── GIVEN DATA

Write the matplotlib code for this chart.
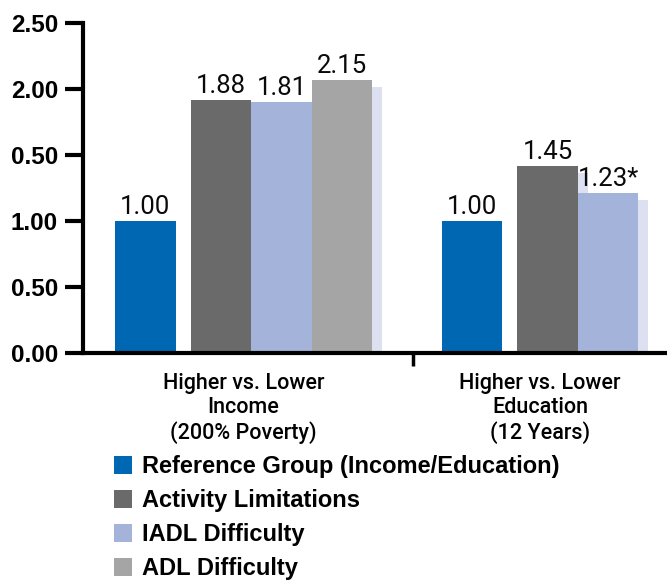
import matplotlib
matplotlib.use("Agg")
import matplotlib.pyplot as plt
import matplotlib.patheffects as pe
from matplotlib.patches import Patch

# ---------------- data ----------------
groups = ["Higher vs. Lower\nIncome\n(200% Poverty)",
          "Higher vs. Lower\nEducation\n(12 Years)"]
series = ["Reference Group (Income/Education)", "Activity Limitations",
          "IADL Difficulty", "ADL Difficulty"]
# bar heights as drawn in the picture
income_heights = [1.00, 1.92, 1.90, 2.07]
education_heights = [1.00, 1.42, 1.21]
# printed value labels
income_labels = ["1.00", "1.88", "1.81", "2.15"]
education_labels = ["1.00", "1.45", "1.23*"]
ytick_values = [0.0, 0.5, 1.0, 1.5, 2.0, 2.5]
ytick_labels = ["0.00", "0.50", "1.00", "0.50", "2.00", "2.50"]

# ---------------- style ----------------
colors = ["#0067B2", "#6A6A6A", "#A4B3DA", "#A5A5A5"]
shadow_color = "#DDE0F0"
W, H = 667, 583
fig = plt.figure(figsize=(W / 100, H / 100), dpi=100)
ax = fig.add_axes([83 / W, (H - 353) / H, 1 - 83 / W, (353 - 23) / H])

group_starts = [0.0, 5.4]
offsets = [0.0, 1.25, 2.25, 3.25]
bar_w = 1.0

all_heights = [income_heights, education_heights]
all_labels = [income_labels, education_labels]
shadow_fx = [pe.SimplePatchShadow(offset=(7.2, -5), shadow_rgbFace=shadow_color, alpha=1.0),
             pe.Normal()]

val_font = dict(family=["Roboto", "DejaVu Sans"], fontsize=18.5, color="#0A0A0A")
centers = []
for g, (start, heights, labels) in enumerate(zip(group_starts, all_heights, all_labels)):
    xs = []
    for i, (h, lab) in enumerate(zip(heights, labels)):
        x = start + offsets[i]
        bars = ax.bar(x, h, width=bar_w, align="edge", color=colors[i],
                      linewidth=0, zorder=2 + i)
        if i > 0:
            bars[0].set_path_effects(shadow_fx)
        ax.annotate(lab, (x + bar_w / 2, h), xytext=(0, 5), textcoords="offset points",
                    ha="center", va="baseline", zorder=10, **val_font)
        xs.append(x)
    centers.append((xs[0] + xs[-1] + bar_w) / 2)

ax.set_xlim(-0.529, 9.124)
ax.set_ylim(0, 2.5)

for s in ["top", "right"]:
    ax.spines[s].set_visible(False)
for s in ["left", "bottom"]:
    ax.spines[s].set_linewidth(3)
    ax.spines[s].set_color("black")
    ax.spines[s].set_zorder(20)

ax.set_yticks(ytick_values)
ax.set_yticklabels(ytick_labels, fontsize=17.5, fontweight="bold",
                   family=["Liberation Sans", "DejaVu Sans"])
ax.tick_params(axis="y", length=13, width=3, pad=5, direction="out")

# single tick between groups
ax.set_xticks([(group_starts[0] + offsets[-1] + bar_w + group_starts[1]) / 2 + 0.1])
ax.set_xticklabels([""])
ax.tick_params(axis="x", length=9, width=2.5, direction="out")

for c, name in zip(centers, groups):
    ax.text(c, -0.15, name, ha="center", va="top", fontsize=15.5, fontweight="medium",
            family=["Roboto", "DejaVu Sans"], linespacing=1.2, transform=ax.transData)

handles = [Patch(facecolor=c, edgecolor="none") for c in colors]
leg = fig.legend(handles, series, loc="upper left", bbox_to_anchor=(114 / W, 1 - 455 / H),
                 frameon=False, handlelength=0.78, handleheight=0.78, handletextpad=0.42,
                 labelspacing=0.47, borderaxespad=0, borderpad=0, handler_map=None,
                 prop=dict(family=["Liberation Sans", "DejaVu Sans"], weight="bold", size=17))

fig.savefig("out.png", dpi=100)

────

» REQUIRED TASK
Set down the complete material exactly, but do not include the images.

» TASK ANSWER
Write the matplotlib code for this chart.
import matplotlib
matplotlib.use("Agg")
import matplotlib.pyplot as plt
import matplotlib.patheffects as pe
from matplotlib.patches import Patch

# ---------------- data ----------------
groups = ["Higher vs. Lower\nIncome\n(200% Poverty)",
          "Higher vs. Lower\nEducation\n(12 Years)"]
series = ["Reference Group (Income/Education)", "Activity Limitations",
          "IADL Difficulty", "ADL Difficulty"]
# bar heights as drawn in the picture
income_heights = [1.00, 1.92, 1.90, 2.07]
education_heights = [1.00, 1.42, 1.21]
# printed value labels
income_labels = ["1.00", "1.88", "1.81", "2.15"]
education_labels = ["1.00", "1.45", "1.23*"]
ytick_values = [0.0, 0.5, 1.0, 1.5, 2.0, 2.5]
ytick_labels = ["0.00", "0.50", "1.00", "0.50", "2.00", "2.50"]

# ---------------- style ----------------
colors = ["#0067B2", "#6A6A6A", "#A4B3DA", "#A5A5A5"]
shadow_color = "#DDE0F0"
W, H = 667, 583
fig = plt.figure(figsize=(W / 100, H / 100), dpi=100)
ax = fig.add_axes([83 / W, (H - 353) / H, 1 - 83 / W, (353 - 23) / H])

group_starts = [0.0, 5.4]
offsets = [0.0, 1.25, 2.25, 3.25]
bar_w = 1.0

all_heights = [income_heights, education_heights]
all_labels = [income_labels, education_labels]
shadow_fx = [pe.SimplePatchShadow(offset=(7.2, -5), shadow_rgbFace=shadow_color, alpha=1.0),
             pe.Normal()]

val_font = dict(family=["Roboto", "DejaVu Sans"], fontsize=18.5, color="#0A0A0A")
centers = []
for g, (start, heights, labels) in enumerate(zip(group_starts, all_heights, all_labels)):
    xs = []
    for i, (h, lab) in enumerate(zip(heights, labels)):
        x = start + offsets[i]
        bars = ax.bar(x, h, width=bar_w, align="edge", color=colors[i],
                      linewidth=0, zorder=2 + i)
        if i > 0:
            bars[0].set_path_effects(shadow_fx)
        ax.annotate(lab, (x + bar_w / 2, h), xytext=(0, 5), textcoords="offset points",
                    ha="center", va="baseline", zorder=10, **val_font)
        xs.append(x)
    centers.append((xs[0] + xs[-1] + bar_w) / 2)

ax.set_xlim(-0.529, 9.124)
ax.set_ylim(0, 2.5)

for s in ["top", "right"]:
    ax.spines[s].set_visible(False)
for s in ["left", "bottom"]:
    ax.spines[s].set_linewidth(3)
    ax.spines[s].set_color("black")
    ax.spines[s].set_zorder(20)

ax.set_yticks(ytick_values)
ax.set_yticklabels(ytick_labels, fontsize=17.5, fontweight="bold",
                   family=["Liberation Sans", "DejaVu Sans"])
ax.tick_params(axis="y", length=13, width=3, pad=5, direction="out")

# single tick between groups
ax.set_xticks([(group_starts[0] + offsets[-1] + bar_w + group_starts[1]) / 2 + 0.1])
ax.set_xticklabels([""])
ax.tick_params(axis="x", length=9, width=2.5, direction="out")

for c, name in zip(centers, groups):
    ax.text(c, -0.15, name, ha="center", va="top", fontsize=15.5, fontweight="medium",
            family=["Roboto", "DejaVu Sans"], linespacing=1.2, transform=ax.transData)

handles = [Patch(facecolor=c, edgecolor="none") for c in colors]
leg = fig.legend(handles, series, loc="upper left", bbox_to_anchor=(114 / W, 1 - 455 / H),
                 frameon=False, handlelength=0.78, handleheight=0.78, handletextpad=0.42,
                 labelspacing=0.47, borderaxespad=0, borderpad=0, handler_map=None,
                 prop=dict(family=["Liberation Sans", "DejaVu Sans"], weight="bold", size=17))

fig.savefig("out.png", dpi=100)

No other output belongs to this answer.